> Supplied entries
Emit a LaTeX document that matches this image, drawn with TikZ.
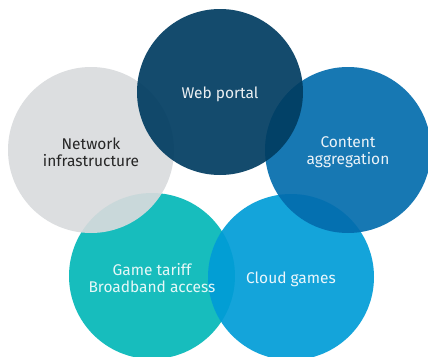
\documentclass[tikz,border=0pt]{standalone}
\usepackage{fontspec}
\setmainfont{Fira Sans}
\definecolor{webblue}{RGB}{0,60,97}
\definecolor{netgray}{RGB}{217,219,221}
\definecolor{contblue}{RGB}{3,108,173}
\definecolor{gameteal}{RGB}{3,183,183}
\definecolor{cloudblue}{RGB}{0,156,215}
\tikzset{
	bubble/.style={circle,minimum size=166pt,inner sep=0pt,
		fill opacity=0.92,text opacity=1},
	label/.style={align=center,font=\fontsize{15.5}{17}\selectfont}
}
\newcommand{\Bubble}[4]{
	\node[bubble,fill=#4] (#1) at (#2,#3) {};
}
\begin{document}
\begin{tikzpicture}[x=1pt,y=-1pt]
\useasboundingbox (0,0) rectangle (428,356);
%circles
\Bubble{game}{152}{276}{gameteal}
\Bubble{cloud}{291}{277}{cloudblue}
\Bubble{cont}{348}{150}{contblue}
\Bubble{net}{91}{150}{netgray}
\Bubble{web}{220}{92}{webblue}
%labels
\node[label,white!92!webblue] at ([yshift=-2pt]web.center) {Web portal};
\node[label,black!85] at ([yshift=-2pt]net.center) {Network\\infrastructure};
\node[label,white!92!contblue] at ([yshift=-2pt]cont.center) {Content\\aggregation};
\node[label,white!90!gameteal] at ([yshift=-2pt]game.center) {Game tariff\\Broadband access};
\node[label,white!92!cloudblue] at ([yshift=-2.5pt]cloud.center) {Cloud games};
\end{tikzpicture}
\end{document}
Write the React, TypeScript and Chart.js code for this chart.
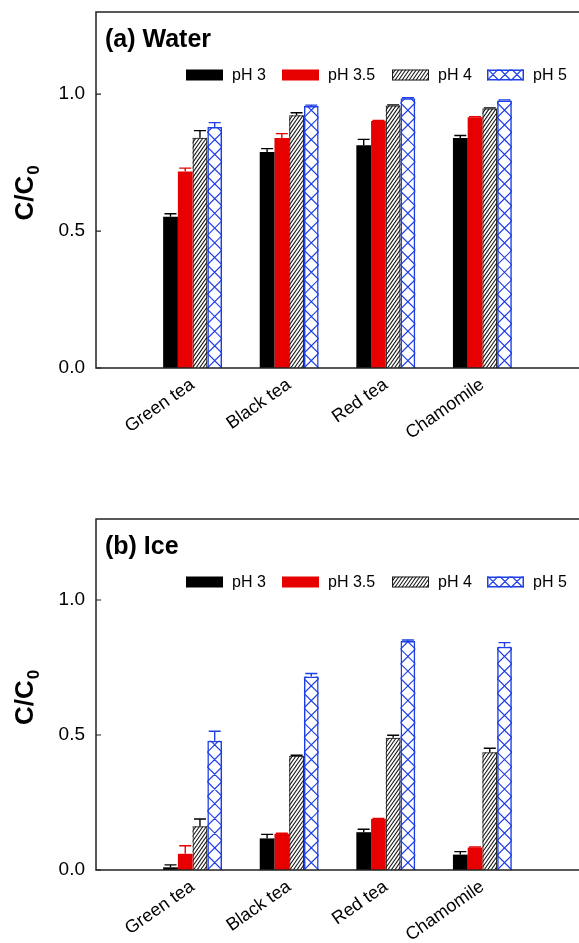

> To be done
Your task is an exact transcription of all the data, minus the pictures.

> The answer
Emit a LaTeX document that matches this image, drawn with TikZ.
\documentclass[tikz,border=0pt]{standalone}
\usepackage{fontspec}
\setmainfont{Fira Sans}
\definecolor{webblue}{RGB}{0,60,97}
\definecolor{netgray}{RGB}{217,219,221}
\definecolor{contblue}{RGB}{3,108,173}
\definecolor{gameteal}{RGB}{3,183,183}
\definecolor{cloudblue}{RGB}{0,156,215}
\tikzset{
	bubble/.style={circle,minimum size=166pt,inner sep=0pt,
		fill opacity=0.92,text opacity=1},
	label/.style={align=center,font=\fontsize{15.5}{17}\selectfont}
}
\newcommand{\Bubble}[4]{
	\node[bubble,fill=#4] (#1) at (#2,#3) {};
}
\begin{document}
\begin{tikzpicture}[x=1pt,y=-1pt]
\useasboundingbox (0,0) rectangle (428,356);
%circles
\Bubble{game}{152}{276}{gameteal}
\Bubble{cloud}{291}{277}{cloudblue}
\Bubble{cont}{348}{150}{contblue}
\Bubble{net}{91}{150}{netgray}
\Bubble{web}{220}{92}{webblue}
%labels
\node[label,white!92!webblue] at ([yshift=-2pt]web.center) {Web portal};
\node[label,black!85] at ([yshift=-2pt]net.center) {Network\\infrastructure};
\node[label,white!92!contblue] at ([yshift=-2pt]cont.center) {Content\\aggregation};
\node[label,white!90!gameteal] at ([yshift=-2pt]game.center) {Game tariff\\Broadband access};
\node[label,white!92!cloudblue] at ([yshift=-2.5pt]cloud.center) {Cloud games};
\end{tikzpicture}
\end{document}
Write the React, TypeScript and Chart.js code for this chart.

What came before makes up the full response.